# Amber Pepsi New Bern NC



## iggyworf (Jul 7, 2017)

This is my 1st amber Pepsi bottle I got a few mnths back at a local flea mkt. New Bern North Carolina. No.  NEW2 in Ayers vol 1 book. From 1905. Not in great condition though. It has a little chip on the top. I paid up a little for it but had the person throw in 3 other bottles if I gave him what he wanted for this one. 

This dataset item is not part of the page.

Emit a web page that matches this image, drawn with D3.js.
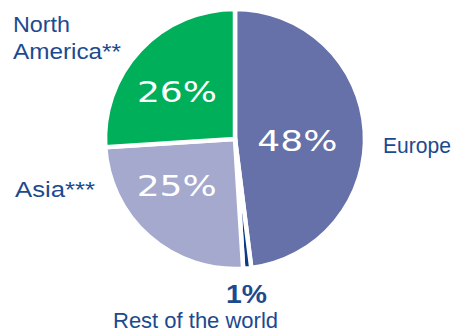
<!DOCTYPE html>
<html>
<head>
<meta charset="utf-8">
<script src="https://cdn.jsdelivr.net/npm/d3@7"></script>
<style>
  body { margin: 0; background: #fff; }
  svg { display: block; }
</style>
</head>
<body>
<div id="chart"></div>
<script>
// values
var regions = ["Europe", "Rest of the world", "Asia***", "North America**"];
var shares = [48, 1, 25, 26];
var sliceColors = ["#6571a8", "#0b3b82", "#a4a9cd", "#00af5a"];

var width = 455,
    height = 334,
    radius = 130,
    cx = 235,
    cy = 139;

var labelColor = "#1c4a8e";

var data = regions.map(function(d, i) {
  return { name: d, value: shares[i], color: sliceColors[i] };
});

var pie = d3.pie()
  .sort(null)
  .value(function(d) { return d.value; });

var arc = d3.arc()
  .outerRadius(radius)
  .innerRadius(0);

var labelArc = d3.arc()
  .outerRadius(radius * 1.1)
  .innerRadius(0);

var svg = d3.select("#chart").append("svg")
  .attr("width", width)
  .attr("height", height);

var g = svg.append("g")
  .attr("transform", "translate(" + cx + "," + cy + ")");

var slices = g.selectAll(".arc")
  .data(pie(data))
  .enter().append("g")
  .attr("class", "arc");

slices.append("path")
  .attr("d", arc)
  .style("fill", function(d) { return d.data.color; })
  .style("stroke", "#fff")
  .style("stroke-width", 4.5)
  .style("stroke-linejoin", "miter");

// white percentages inside the big slices; small nudges off the centroid
var nudge = { "Europe": [-9, 16], "Asia***": [-11, 3], "North America**": [-6, 12] };

slices.filter(function(d) { return d.data.value > 5; })
  .append("text")
  .attr("transform", function(d) {
    var c = labelArc.centroid(d), n = nudge[d.data.name];
    return "translate(" + (c[0] + n[0]) + "," + (c[1] + n[1]) + ")";
  })
  .attr("text-anchor", "middle")
  .attr("textLength", 80)
  .attr("lengthAdjust", "spacingAndGlyphs")
  .style("font-family", "'DejaVu Sans', sans-serif")
  .style("font-size", "29px")
  .style("fill", "#fff")
  .text(function(d) { return d.data.value + "%"; });

// outside labels, squeezed to the widths seen in the picture
var labels = svg.append("g")
  .style("font-family", "'Liberation Sans', Arial, sans-serif")
  .style("font-size", "22px")
  .style("fill", labelColor);

function label(txt, x, y, w) {
  return labels.append("text")
    .attr("x", x).attr("y", y)
    .attr("textLength", w)
    .attr("lengthAdjust", "spacingAndGlyphs")
    .text(txt);
}

label("North", 13, 32, 57);
label("America**", 13, 59, 108);
label("Asia***", 15, 197, 80);
label("Europe", 383, 153, 68);
label(shares[1] + "%", 226, 303, 41)
  .style("font-weight", "bold")
  .style("font-size", "25px");
label("Rest of the world", 113, 328, 165);
</script>
</body>
</html>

lip damage                                                       close up



the other 3  50th anniversary South Carolina 1986 - Pepsi Cola Management Institute 1972 - 6 oz Venezuela



Thanx for lookin!


----------



## jblaylock (Jul 7, 2017)

Those are all pretty much garbage.  I'll pm you my address and you can just send them to me


----------



## iggyworf (Jul 7, 2017)

That's a funny one Josh! I knew the PCMI commemorative was a good one and the guy wanted 20$ for it. but when he showed me the amber I had to sweeten that deal with that one for sure. Hey do you have any amber Pepsi's? If so post some pics. Love to see them.


----------



## jblaylock (Jul 9, 2017)

I don't have any of the older embossed Amber bottles.  I have a few of the older bottles, block print, script, and other embossed ones.  I do have an amber Paper-label beer bottle from the 30s.  I typically don't by bottles that aren't Kentucky related, but I have been wanting a New Bern bottle, just because it's the origin of Pepsi.


----------